New tools, model systems, and multiplexed imaging for the study of multi-cellular tumour environments
In person and online
As part of our Monday seminar series we are delighted to welcome our speaker:
Dr. Hartland Jackson
Investigator, Systems Biology Program, Lunenfeld-Tanenbaum Research Institute, Mount Sinai Health System
Early Career Investigator, Ontario Institute of Cancer Research
Assistant Professor, Department of Molecular Genetics, University of Toronto
Canada Research Chair in Systems Pathology
Hosted by
How to join
The event will be hybrid.
To join in person: Medical Sciences Building MSB 2170, University of Toronto
To join online: A Zoom link will be sent to the LMP community in the Friday events bulletin.
If you are not part of LMP and wish to join this talk online, please contact:
Louella D'Cunha
Speaker bio: Hartland Jackson
My research group is focused on understanding tissues and tumours as the integrated outcome of their single cell components. To do so, we develop and utilize experimental and computational methods for the measurement of spatially resolved single cells in structured tissues. We have benchmarked and standardized experimental and computational workflows and developed new approaches to address critical bottlenecks and pain points in multiplexed imaging and spatial single cell analysis. The resulting high-throughput, systematic approach allows us to simultaneously quantify tissue features at multiple scales, from rare single cells to multicellular tissue architectures.
By studying these features in diverse model systems and large clinical cohorts we aim to identify and target the multi-cellular tumour microenvironments that drive disease progression and therapeutic resistance.

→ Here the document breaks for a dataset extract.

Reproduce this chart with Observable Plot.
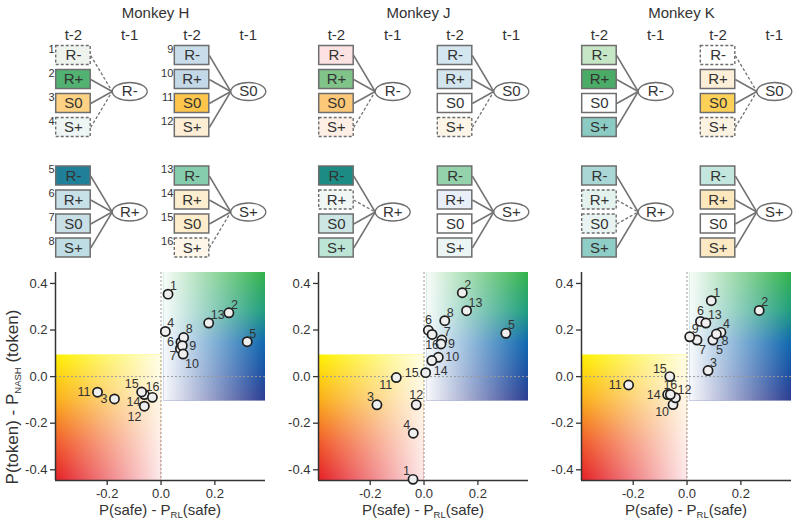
<!DOCTYPE html>
<html><head><meta charset="utf-8">
<script src="https://cdn.jsdelivr.net/npm/d3@7"></script>
<script src="https://cdn.jsdelivr.net/npm/@observablehq/plot@0.6"></script>
<style>
body{margin:0;background:#fff;font-family:"Liberation Sans",Arial,sans-serif;color:#333;}
#root{position:relative;width:800px;height:527px;overflow:hidden;background:#fff;}
.pane{position:absolute;}
.axlab{position:absolute;white-space:nowrap;font-size:15px;color:#333;transform:translate(-50%,-50%);}
.axlab sub{font-size:9.5px;vertical-align:-3px;line-height:0;}
.ylab{transform:translate(-50%,-50%) rotate(-90deg);font-size:17px;}
</style></head><body>
<svg width="0" height="0" style="position:absolute">
<defs>
<linearGradient id="gur" x1="0" y1="0" x2="0" y2="1">
<stop offset="0" stop-color="#33b34a"/>
<stop offset="0.3" stop-color="#1f9e7e"/>
<stop offset="0.55" stop-color="#0f68b0"/>
<stop offset="0.8" stop-color="#1b4ea2"/>
<stop offset="1" stop-color="#2e3c90"/>
</linearGradient>
<linearGradient id="gurw" x1="0" y1="0" x2="1" y2="0">
<stop offset="0" stop-color="#fff" stop-opacity="0.97"/>
<stop offset="1" stop-color="#fff" stop-opacity="0"/>
</linearGradient>
<linearGradient id="gll" x1="0" y1="0" x2="0" y2="1">
<stop offset="0" stop-color="#fff200"/>
<stop offset="0.35" stop-color="#fbb016"/>
<stop offset="0.7" stop-color="#f15a29"/>
<stop offset="1" stop-color="#e41e26"/>
</linearGradient>
<linearGradient id="gllw" x1="0" y1="0" x2="1" y2="0">
<stop offset="0" stop-color="#fff" stop-opacity="0"/>
<stop offset="1" stop-color="#fff" stop-opacity="0.9"/>
</linearGradient>
</defs>
</svg>
<div id="root"></div>
<script>
// ---------------- data ----------------
const monkeys = ["Monkey H", "Monkey J", "Monkey K"];
const t1States = ["R-", "R+", "S0", "S+"];   // outcome at t-1 (conditions 1-4, 5-8, 9-12, 13-16)
const t2States = ["R-", "R+", "S0", "S+"];   // outcome at t-2
const conditionNumbers = d3.range(1, 17);
const columnHeaders = ["t-2", "t-1", "t-2", "t-1"];

const boxColorsH = ["#eef3ee","#52b271","#fed282","#eef5f5",
                    "#20809a","#c8e0e8","#c8dfe6","#bfdde4",
                    "#c8dde9","#c3d9e8","#fdc54c","#fdeed5",
                    "#86cdad","#fdeecf","#fdedcb","#fdf6e9"];
const boxColorsJ = ["#fde2e2","#80c48a","#fdc878","#fdefe6",
                    "#1c8b83","#f0f7f5","#cde6e5","#bde5d6",
                    "#d4e6ef","#d3e5ef","#ffffff","#fdf5e8",
                    "#93d2ab","#e8eff9","#ffffff","#ebf6f4"];
const boxColorsK = ["#c6e7c6","#4aac66","#ffffff","#8ccbc3",
                    "#a9d7d6","#e5f3ef","#e9f4f2","#8fcdc7",
                    "#ffffff","#fdefd8","#fdd057","#fdf3e3",
                    "#c3e7de","#fde8bd","#ffffff","#fde9c3"];
const dashedH = [1,0,0,1, 0,0,0,0, 0,0,0,0, 0,0,0,1];
const dashedJ = [0,0,0,1, 0,1,0,0, 0,0,0,1, 0,0,0,0];
const dashedK = [0,0,0,0, 0,1,1,0, 1,0,0,1, 0,0,0,0];

// P(safe) - P_RL(safe)  and  P(token) - P_NASH(token), conditions 1..16
const safeH  = [0.026, 0.252, -0.173, 0.016, 0.320, 0.074, 0.072, 0.084, 0.079, 0.082, -0.236, -0.062, 0.177, -0.062, -0.072, -0.032];
const tokenH = [0.354, 0.274, -0.096, 0.194, 0.150, 0.148, 0.120, 0.168, 0.133, 0.097, -0.067, -0.127, 0.230, -0.077, -0.066, -0.089];
const safeJ  = [-0.041, 0.142, -0.175, -0.040, 0.304, 0.016, 0.066, 0.077, 0.063, 0.053, -0.103, -0.029, 0.158, 0.029, 0.006, 0.030];
const tokenJ = [-0.441, 0.360, -0.121, -0.243, 0.186, 0.199, 0.157, 0.240, 0.140, 0.083, -0.004, -0.121, 0.283, 0.069, 0.017, 0.181];
const safeK  = [0.090, 0.268, 0.078, 0.126, 0.096, 0.050, 0.037, 0.109, 0.010, -0.052, -0.217, -0.043, 0.070, -0.072, -0.064, -0.062];
const tokenK = [0.326, 0.284, 0.026, 0.190, 0.157, 0.237, 0.157, 0.183, 0.171, -0.120, -0.036, -0.091, 0.230, -0.077, 0.000, -0.077];
// label side of each point
const labelSideH = ["ne","ne","w","ne","ne","w","sw","ne","e","se","w","sw2","ne","sw","nw","n"];
const labelSideJ = ["nw","ne","nw","nw","ne","n","ne","ne","e","e","sw","n","ne","se","w","s"];
const labelSideK = ["ne","ne","ne","ne","s2","n","se","es","ne","sw","w","ne","ne","w","nw","n"];

const xTicks = [-0.2, 0.0, 0.2];
const yTicks = [-0.4, -0.2, 0.0, 0.2, 0.4];
const xDomain = [-0.392, 0.388];
const yDomain = [-0.446, 0.447];
// shaded regions (gradient backgrounds)
const regionIds = ["gur", "gll"];
const regionSafeFrom = [0.010, -0.392];
const regionSafeTo = [0.388, 0.0];
const regionTokenFrom = [-0.105, -0.446];
const regionTokenTo = [0.447, 0.093];

const monkeyData = [
  {name: monkeys[0], colors: boxColorsH, dashed: dashedH, safe: safeH, token: tokenH, side: labelSideH, numbers: true},
  {name: monkeys[1], colors: boxColorsJ, dashed: dashedJ, safe: safeJ, token: tokenJ, side: labelSideJ, numbers: false},
  {name: monkeys[2], colors: boxColorsK, dashed: dashedK, safe: safeK, token: tokenK, side: labelSideK, numbers: false}
];

// ---------------- layout ----------------
const FONT = '"Liberation Sans", Arial, sans-serif';
const panelStep = 263;
const blockCol = {"R-": 0, "S0": 1, "R+": 0, "S+": 1};
const blockRow = {"R-": 0, "S0": 0, "R+": 1, "S+": 1};
const boxLeft = [55.7, 174.3], boxW = 34.5, boxH = 19;
const rowTop = [55, 175.5], rowStep = 24;
const ellOffset = 73.5, RX = 17.5, RY = 9;

const ellipseSymbol = {
  draw(ctx) {
    const k = 0.5523;
    ctx.moveTo(RX, 0);
    ctx.bezierCurveTo(RX, RY * k, RX * k, RY, 0, RY);
    ctx.bezierCurveTo(-RX * k, RY, -RX, RY * k, -RX, 0);
    ctx.bezierCurveTo(-RX, -RY * k, -RX * k, -RY, 0, -RY);
    ctx.bezierCurveTo(RX * k, -RY, RX, -RY * k, RX, 0);
    ctx.closePath();
  }
};

const root = document.getElementById("root");

function diagram(md) {
  const cells = conditionNumbers.map((n, c) => {
    const t1 = t1States[Math.floor(c / 4)], i = c % 4;
    const gc = blockCol[t1], gr = blockRow[t1];
    const by = rowTop[gr] + rowStep * i;
    return {n, t1, t2: t2States[i], color: md.colors[c], dashed: !!md.dashed[c],
      bx1: boxLeft[gc], bx2: boxLeft[gc] + boxW, bcx: boxLeft[gc] + boxW / 2,
      by, by1: by - boxH / 2, by2: by + boxH / 2,
      ex: boxLeft[gc] + ellOffset - RX, ey: rowTop[gr] + rowStep * 1.5};
  });
  const nodes = t1States.map(t1 => ({t1, x: boxLeft[blockCol[t1]] + ellOffset, y: rowTop[blockRow[t1]] + rowStep * 1.5}));
  const headers = columnHeaders.map((h, j) => ({h, x: boxLeft[j >> 1] + (j % 2 ? ellOffset : boxW / 2)}));
  const solid = cells.filter(d => !d.dashed), dash = cells.filter(d => d.dashed);
  const marks = [
    Plot.link(solid, {x1: "bx2", y1: "by", x2: "ex", y2: "ey", stroke: "#737373", strokeWidth: 1.5}),
    Plot.link(dash, {x1: "bx2", y1: "by", x2: "ex", y2: "ey", stroke: "#737373", strokeWidth: 1.3, strokeDasharray: "3,2"}),
    Plot.rect(solid, {x1: "bx1", x2: "bx2", y1: "by1", y2: "by2", fill: "color", stroke: "#6e6e6e", strokeWidth: 1.5}),
    Plot.rect(dash, {x1: "bx1", x2: "bx2", y1: "by1", y2: "by2", fill: "color", stroke: "#6e6e6e", strokeWidth: 1.4, strokeDasharray: "3,2"}),
    Plot.text(cells, {x: "bcx", y: "by", text: "t2", fontSize: 15, fill: "#333"}),
    Plot.dot(nodes, {x: "x", y: "y", symbol: ellipseSymbol, fill: "white", stroke: "#6e6e6e", strokeWidth: 1.3}),
    Plot.text(nodes, {x: "x", y: "y", text: "t1", fontSize: 15, fill: "#333"}),
    Plot.text(headers, {x: "x", y: () => 35, text: "h", fontSize: 15, fill: "#333"}),
    Plot.text([md.name], {x: () => 155, y: () => 13, text: d => d, fontSize: 15, fill: "#333"})
  ];
  if (md.numbers) marks.push(Plot.text(cells, {x: "bx1", y: "by1", text: "n", textAnchor: "end", dx: -1.5, dy: 3, fontSize: 11, fill: "#333"}));
  return Plot.plot({
    width: 270, height: 262, margin: 0,
    x: {domain: [0, 270], range: [0, 270], axis: null},
    y: {domain: [0, 262], range: [0, 262], axis: null},
    color: {type: "identity"},
    style: {background: "transparent", fontFamily: FONT, overflow: "visible"},
    marks
  });
}

const sides = {
  ne: {textAnchor: "start", dx: 2, dy: -8},
  nw: {textAnchor: "end", dx: -3, dy: -8},
  n:  {textAnchor: "middle", dx: 0, dy: -10},
  s:  {textAnchor: "middle", dx: 0, dy: 11},
  s2: {textAnchor: "start", dx: 3, dy: 10},
  e:  {textAnchor: "start", dx: 7, dy: 0},
  es: {textAnchor: "start", dx: 5, dy: 7},
  w:  {textAnchor: "end", dx: -7, dy: 0},
  se: {textAnchor: "start", dx: 2, dy: 10},
  sw: {textAnchor: "end", dx: -4, dy: 7},
  sw2: {textAnchor: "end", dx: -3, dy: 11}
};

function scatter(md) {
  const pts = md.safe.map((s, i) => ({n: String(i + 1), s, t: md.token[i], side: md.side[i]}));
  const regions = regionIds.map((id, i) => ({id, x1: regionSafeFrom[i], x2: regionSafeTo[i], y1: regionTokenFrom[i], y2: regionTokenTo[i]}));
  const fmt = d => d.toFixed(1);
  const marks = [
    Plot.rect(regions.filter(d => d.id === "gur"), {x1: "x1", x2: "x2", y1: "y1", y2: "y2", fill: "url(#gur)"}),
    Plot.rect(regions.filter(d => d.id === "gur"), {x1: "x1", x2: "x2", y1: "y1", y2: "y2", fill: "url(#gurw)"}),
    Plot.rect(regions.filter(d => d.id === "gll"), {x1: "x1", x2: "x2", y1: "y1", y2: "y2", fill: "url(#gll)"}),
    Plot.rect(regions.filter(d => d.id === "gll"), {x1: "x1", x2: "x2", y1: "y1", y2: "y2", fill: "url(#gllw)"}),
    Plot.ruleX([0], {stroke: "#999", strokeDasharray: "2,2", strokeWidth: 1}),
    Plot.ruleY([0], {stroke: "#999", strokeDasharray: "2,2", strokeWidth: 1}),
    Plot.ruleX([xDomain[0]], {stroke: "#333", strokeWidth: 1.5}),
    Plot.ruleY([yDomain[0]], {stroke: "#333", strokeWidth: 1.5}),
    Plot.axisX(xTicks, {tickFormat: fmt, tickSize: 5, tickPadding: 3, fontSize: 13, label: null, strokeWidth: 1.3}),
    Plot.axisY(yTicks, {tickFormat: fmt, tickSize: 5, tickPadding: 3, fontSize: 13, label: null, strokeWidth: 1.3}),
    Plot.dot(pts, {x: "s", y: "t", r: 4.6, fill: "#efefef", stroke: "#1e1e1e", strokeWidth: 1.7}),
    ...Object.entries(sides).map(([k, o]) => Plot.text(pts.filter(d => d.side === k), {x: "s", y: "t", text: "n", fontSize: 12.5, fill: "#333", ...o}))
  ];
  return Plot.plot({
    width: 270, height: 267,
    marginLeft: 55, marginRight: 5, marginTop: 12, marginBottom: 47,
    x: {domain: xDomain, label: null},
    y: {domain: yDomain, label: null},
    style: {background: "transparent", fontFamily: FONT, fontSize: "13px", color: "#333", overflow: "visible"},
    marks
  });
}

monkeyData.forEach((md, m) => {
  const d = document.createElement("div");
  d.className = "pane"; d.style.left = (m * panelStep) + "px"; d.style.top = "0px";
  d.appendChild(diagram(md));
  root.appendChild(d);
  const s = document.createElement("div");
  s.className = "pane"; s.style.left = (m * panelStep) + "px"; s.style.top = "260px";
  s.appendChild(scatter(md));
  root.appendChild(s);
  const xl = document.createElement("div");
  xl.className = "axlab";
  xl.style.left = (m * panelStep + 160) + "px"; xl.style.top = "509px";
  xl.innerHTML = "P(safe) - P<sub>RL</sub>(safe)";
  root.appendChild(xl);
});
const yl = document.createElement("div");
yl.className = "axlab ylab";
yl.style.left = "13px"; yl.style.top = "397px";
yl.innerHTML = "P(token) - P<sub>NASH</sub> (token)";
root.appendChild(yl);
</script>
</body></html>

My work has developed a novel single cell pathology approach to precision medicine and using this, identified multi-parameter and topographical biomarkers of disease outcome in breast cancer. We are now extending and applying this approach to study clinical samples from high-risk cancers and other inflammatory disease states. We have combined multiplexed imaging technologies with functional genetics and synthetic biology in mouse models of disease in order to strive to unravel the complex cellular environments driving cancer progression and maintaining tissue homeostasis and are now developing screening methods to discover the signaling factors controlling these cellular ecosystems.